Understanding Chile's Coastal XC

Understanding Chile’s Coastal XC

15 October, 2016

What if someone told you that you could free-fly 200km without ever getting higher than 1,200m ASL? It would be reasonable to view them with skepticism, especially if they said you could do it while in the marine layer. Honza Rejmanek explains how it’s possible.

For most coastal regions, this would be dubious. However, in northern Chile, such flights were achieved over 20 years ago.

To understand how this is possible take a look at this sounding from Antofagasta, 380km south of Iquique, Chile. The terrain rises quickly on this whole stretch of Pacific coast. This blocks the marine layer from penetrating more than a few km inland.

There are other places in the world with shorter stretches of steep coastline that are capable of forming an effective barrier for the marine layer. However, what makes the north coast of Chile unique is that it does not rain there. Apart from a few cities built near rivers that originate in the high Andes, the surface is completely dry.

Northern Chile lies in the tropics, so this dry surface feels strong sun every day. There is no water to evaporate so the surface heats up fast and in turn heats the air. With cool air moving in off the ocean there is a strong contrast in the surface temperature and the air just above. This is the perfect formula for fast heat transfer to the air. This means usable thermals start forming within a few hundred metres of the coastline.

Understanding Chile's Coastal XC
Antofagasta Sounding
All the flying is done in the marine layer, which is capped by an extremely strong inversion. Pilots will be able to thermal up to 880mb, or about 1,000m

This sounding, taken on 22 Dec 2015, is a typical day. The marine layer is very pronounced, starting at the surface and going up to 880mb, a bit over 1,000m ASL.

The wind in this layer is light, around 5kts as seen on the wind barbs. We see that the temperature within the marine layer decreases with height at a rate that is close to the dry adiabatic lapse rate of 1°C per 100m.

The weather balloon goes up in the morning hours. However, it is common to see such a lapse rate in the marine layer even at night. The reason for this is that, out at sea, marine layers are often capped by a thin deck of stratus cloud.

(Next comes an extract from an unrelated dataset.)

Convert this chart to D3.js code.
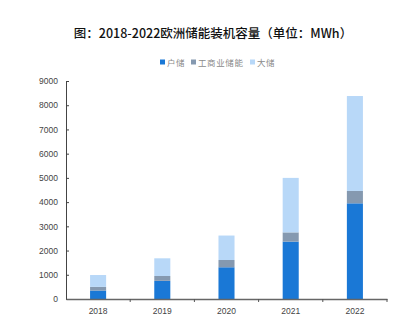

This is evident on the Antofagasta sounding where the temperature and the dew-point temperature are almost the same at the top of the marine layer.

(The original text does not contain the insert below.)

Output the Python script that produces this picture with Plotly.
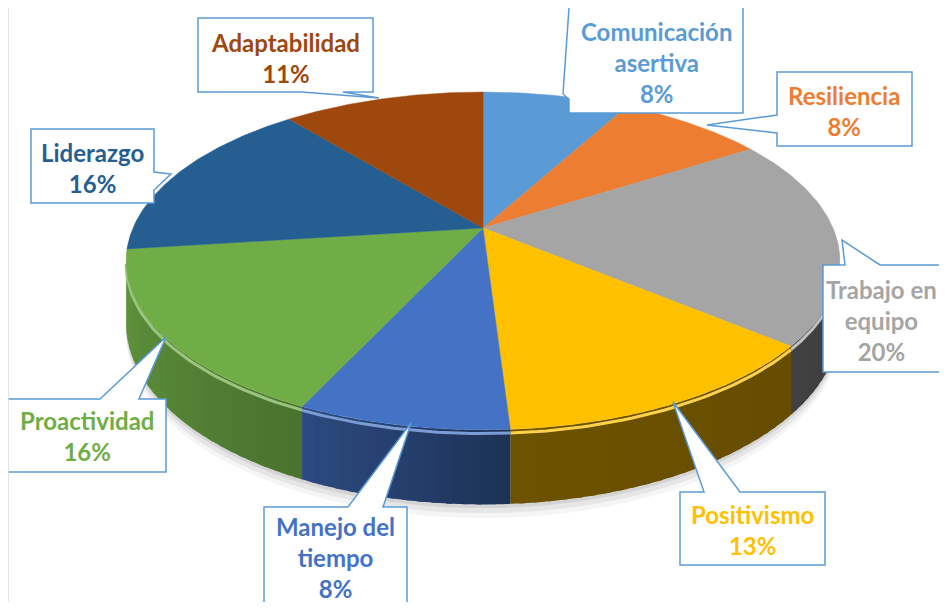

The top of the marine layer is marked with an abrupt temperature increase of more than 10°C. Dew-point temperature decreases by over 30°C. The stratus clouds that mark the top of the marine layer evaporate near their tops. The evaporatively cooled air descends and causes mixing. This can be thought of as backwards thermals. It is still convection but it is driven from the top rather than the bottom.

Recently this column discussed what happens to cooling Miso soup. This backward convection can function at night. This convection is slow and would not sustain human soaring flight. Nonetheless it means surface inversions do not set up within the marine layer.

Early morning the thin stratus deck will hug terrain, but as the sun begins to heat the terrain the stratus thins out and allows more sun to heat the surface. With a heated surface, and a well-mixed marine layer moving onshore, thermals start popping. Some can be strong and tight cored.

None are strong enough to penetrate very high into the extremely strong inversion that tops the marine layer. These topped-out thermals cannot go higher nor can they move inland due to steep, high, topography. At the top of the marine layer the flow turns offshore.

On this sounding we see light SW onshore flow in the bottom of the marine layer, S flow in the middle portion and E offshore flow near the top. One can begin to visualise a helical spiral along the coastline. Abundant thermals and a northward drift allow for long flights.

Given this same sounding we can begin to imagine what flying 20km inland might be like, where the lowest terrain would be at 1,500m or higher above sea level. Above 850mb, 1,500m, we would be in effect starting to fly in a completely different layer.

It would be slightly stable in the morning but given dry air, arid surface and strong sun it wouldn’t take much past 9am for thermals to start. These would soon reach 700mb where we see a fairly deep stable layer.

Near the top of this stable layer there is a 25 kt wind from the NW. If inland the surface temperatures reached 35°C at 1,500m then even this stable layer might erode allowing for stronger winds to mix down.

Conditions inland in a tropical desert often go from turning on, to too strong quite fast. This is why in this part of the globe most pilots will choose to fly in the more tolerable conditions found within the marine layer, even though they can never thermal out of it. With 200k available, there is little need.